Videodrone: ‘Stoker’

Stoker (Fox) – Hollywood is always drafting new talent from abroad, especially from thriving cinema cultures. From Mexico, we received an injection of new blood thanks to Guillermo Del Toro, Alfonso Cauron, and Alejandro González Iñárritu. Back in the nineties, it was the Hong Kong action stars on both sides of the camera, from Jackie Chan and Chow Yun-fat to John Woo and Corey Yuen.

For the past few years, South Korea has been leading the Asian wave of hit action movies, horror films, and thrillers and Hollywood has once again taken notice. 2013 marks the respective American debuts of three top South Korean directors: Kim Jee-woon (The Good, the Bad, the Weird, I Saw the Devil), who made the Arnold Schwarzenegger come-back film The Last Stand (released earlier this year on disc and reviewed here); Bong Joon-ho (The Host), whose end-of-the-world thriller Snowpiercer is due for release later this year; and Park Chan-wook (Oldboy, Thirst), director of Stoker, a film that doesn’t fit within the usual genre parameters.

I like to think of Stoker as a vampire movie without a vampire.
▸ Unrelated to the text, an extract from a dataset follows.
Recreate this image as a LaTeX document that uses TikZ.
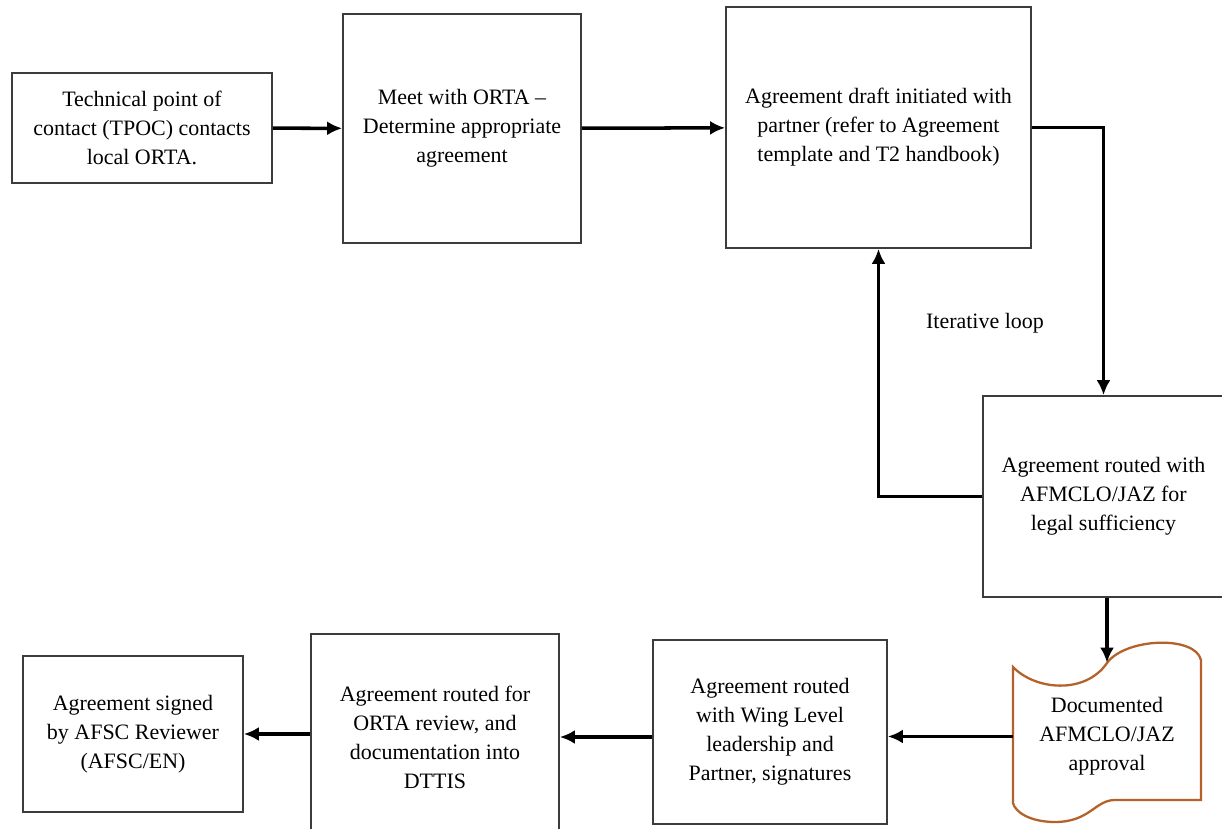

At least not in the mythic sense of the term. Mia Wasikowska is dreamy and uneasy as India Stoker, a teenage girl who is preternaturally attuned to the world and disconnected from the kids around her. Matthew Goode is creepily calm and seductive as the uncle she never even knew existed until he arrives for a funeral and stays on in the family manor (he is her Uncle Charlie, in fact, an offhanded reference to Hitchcock’s take on another dark uncle-niece relationship). Nicole Kidman is dizzy and disconnected as her weak and ineffectual mother. She seems to want to be there for her daughter, but she hardly seems present in the world at all.

Park sculpts the film, directed from an original script by Wentworth Miller, beautifully. We see the world through the heightened senses of India as she works through the loss of her father while attempting to measure this smiling, hypnotic uncle who has drifted into her life. He presents himself as her dark guardian angel, attempting to seduce India with his confidence, his power, and his violence (he seduction of the mother is more literal), but she has a more savvy understanding of the depths of his darkness.

There is blood and brutality and the icy threats under silent intimidation, but done with such elegance and eerie suggestion it feels like a dream. Park layers the film in atmosphere and texture, shuffling flashbacks and dreams into the present, all part of India’s journey to the heart of the family legacy her father always knew she would inherit. As you can guess, I was captivated by this world and by Park’s mesmerizing mix of the visceral and ethereal.

Blu-ray and DVD, the supplements on the Blu-ray release only: the featurette “An Exclusive Look: A Filmmakers Journey,” three short theatrical behind-the-scenes featurettes, a musical performance from the “Red Carpet Premiere,” and deleted scenes. The Blu-ray also includes a Digital HD UltraViolet digital copy for download and instant streaming.